Pengertian zakat secara bahasa berasal dari kata dasar (masdar) زَكَي ـ يُزَكِّي ـ زّكَاةً yang bermakna berkah, berkembang, dan suci. Sehingga sesuatu itu disebut zakat, jika sesuatu tersebut tumbuh dan berkembang. 

Secara istilah pengertian zakat adalah "Sejumlah harta tertentu yang diwajibkan Allah untuk diserahkan kepada orang-orang yang berhak". Sedangkan Sayyid Sabiq dalam Fikih Sunnah menjelaskan bahwa Zakat adalah sebutan atas segala sesuatu yang dikeluarkan oleh seseorang sebagai kewajiban kepada Allah swt., kemudian diserahkan kepada orang-orang miskin atau yang berhak menerimanya. Disebut zakat karena mengandung harapan untuk memperoleh berkah, membersihkan jiwa, dan mengembangkan harta dalam segala kebaikan.
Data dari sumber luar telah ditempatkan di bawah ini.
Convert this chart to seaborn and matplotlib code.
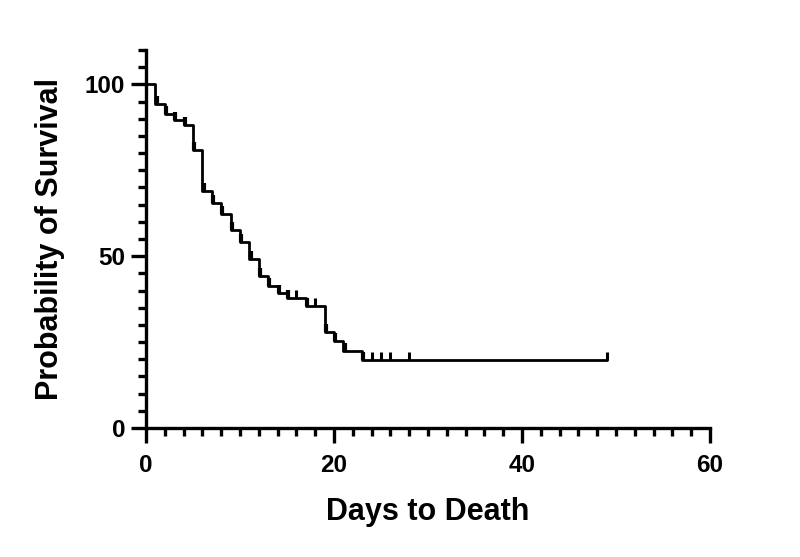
import matplotlib
matplotlib.use("Agg")
import matplotlib.pyplot as plt
import matplotlib.transforms as mtransforms
import seaborn as sns
import pandas as pd

# Kaplan-Meier step points (day of event, survival % after the event)
event_days = [0, 1, 2, 3, 4, 5, 6, 7, 8, 9, 10, 11, 12, 13, 14, 15, 17, 19, 20, 21, 23]
survival = [100, 94.2, 91.3, 89.5, 88.3, 81.0, 69.0, 65.5, 62.2, 57.5, 54.2, 49.1,
            44.2, 41.3, 39.4, 37.9, 35.5, 28.0, 25.2, 22.5, 19.8]
last_day = 49

# censored observations (day, survival %)
censor_days = [16, 18, 24, 25, 26, 28, 49]
censor_surv = [37.9, 35.5, 19.8, 19.8, 19.8, 19.8, 19.8]

x_ticks = [0, 20, 40, 60]
y_ticks = [0, 50, 100]

sns.set_theme(style="ticks")
plt.rcParams['font.family'] = ['Liberation Sans', 'DejaVu Sans']
plt.rcParams['font.weight'] = 'bold'

df = pd.DataFrame({"day": event_days + [last_day],
                   "surv": survival + [survival[-1]]})

fig = plt.figure(figsize=(8, 5.57), dpi=100)
ax = fig.add_axes([0.1825, 0.2316, 0.705, 0.6786])

sns.lineplot(data=df, x="day", y="surv", drawstyle="steps-post", estimator=None,
             color="black", linewidth=2.0, ax=ax, clip_on=False)

# small corner marks at each step (as in the reference rendering)
off = mtransforms.offset_copy(ax.transData, fig=fig, x=1.2, y=0, units='dots')
ax.plot(event_days[1:], survival[1:], linestyle="none", marker=2, markersize=5.5,
        markeredgewidth=3.0, color="black", transform=off, clip_on=False)

# censor ticks
ax.plot(censor_days, censor_surv, linestyle="none", marker=2, markersize=5.5,
        markeredgewidth=2.2, color="black", clip_on=False)

ax.set_xlim(0, 60)
ax.set_ylim(0, 110)
ax.set_xticks(x_ticks)
ax.set_yticks(y_ticks)
ax.set_xticks(range(0, 61, 2), minor=True)
ax.set_yticks(range(0, 111, 5), minor=True)

for side in ["top", "right"]:
    ax.spines[side].set_visible(False)
for side in ["left", "bottom"]:
    ax.spines[side].set_linewidth(2.4)
    ax.spines[side].set_color("black")

ax.tick_params(which="major", length=11, width=2.4, color="black",
               labelsize=17.5, pad=4)
ax.tick_params(which="minor", length=6, width=2.4, color="black")
ax.tick_params(axis="x", which="major", pad=8)
for lab in ax.get_xticklabels() + ax.get_yticklabels():
    lab.set_fontweight("bold")
    lab.set_color("black")

ax.set_xlabel("Days to Death", fontsize=22, fontweight="bold", color="black", labelpad=14)
ax.set_ylabel("Probability of Survival", fontsize=22, fontweight="bold", color="black", labelpad=14)
ax.grid(False)

fig.savefig("out.png", dpi=100)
Secara operasional zakat dapat diartikan dengan mengeluarkan sebagian harta dalam waktu tertentu dengan nilai tertentu dan peruntukan tertentu. 

HUKUM ZAKAT

Zakat merupakan salah satu dari lima rukun Islam dan disebutkan secara beriringan dengan kata shalat pada delapan puluh dua ayat di dalam Al-Qur'an. Allah mewajibkan zakat sebagaimana dijelaskan di dalam Al - Qur'an, Sunnah rasul-Nya, dan Ijma' ulama.

Allah berfirman :

وَاَقِيْمُوا الصَّلٰوةَ وَاٰتُوا الزَّكٰوةَ وَارْكَعُوْا مَعَ الرَّاكِعِيْنَ

Terjemah : "Dan laksanakanlah salat, tunaikanlah zakat, dan rukuklah beserta orang yang rukuk" (QS Al Baqarah: 43).

Sabda Rasulullah SAW:

عن أبي عبد الرحمن عبد الله بن عمر بن الخطاب رضي الله عنهما قال : سمعت النبي صلَّى الله عليه وسلَّم يقول : بُنِيَ الْإِسْلَامُ عَلَى خَمْسٍ : شَهَادَةِ أَنْ لَا إِلهَ إِلَّا اللهُ وَ أَنَّ مُحَمَّدًا رَسُوْلُ اللهِ ، وَ إِقَامِ الصَّلَاةِ ، وَ إِيْتَاءِ الزَّكَاةِ ، وَ حَجِّ الْبَيْتِ ، وَ صَوْمِ رَمَضَانَ .رواه البخاري و مسلم .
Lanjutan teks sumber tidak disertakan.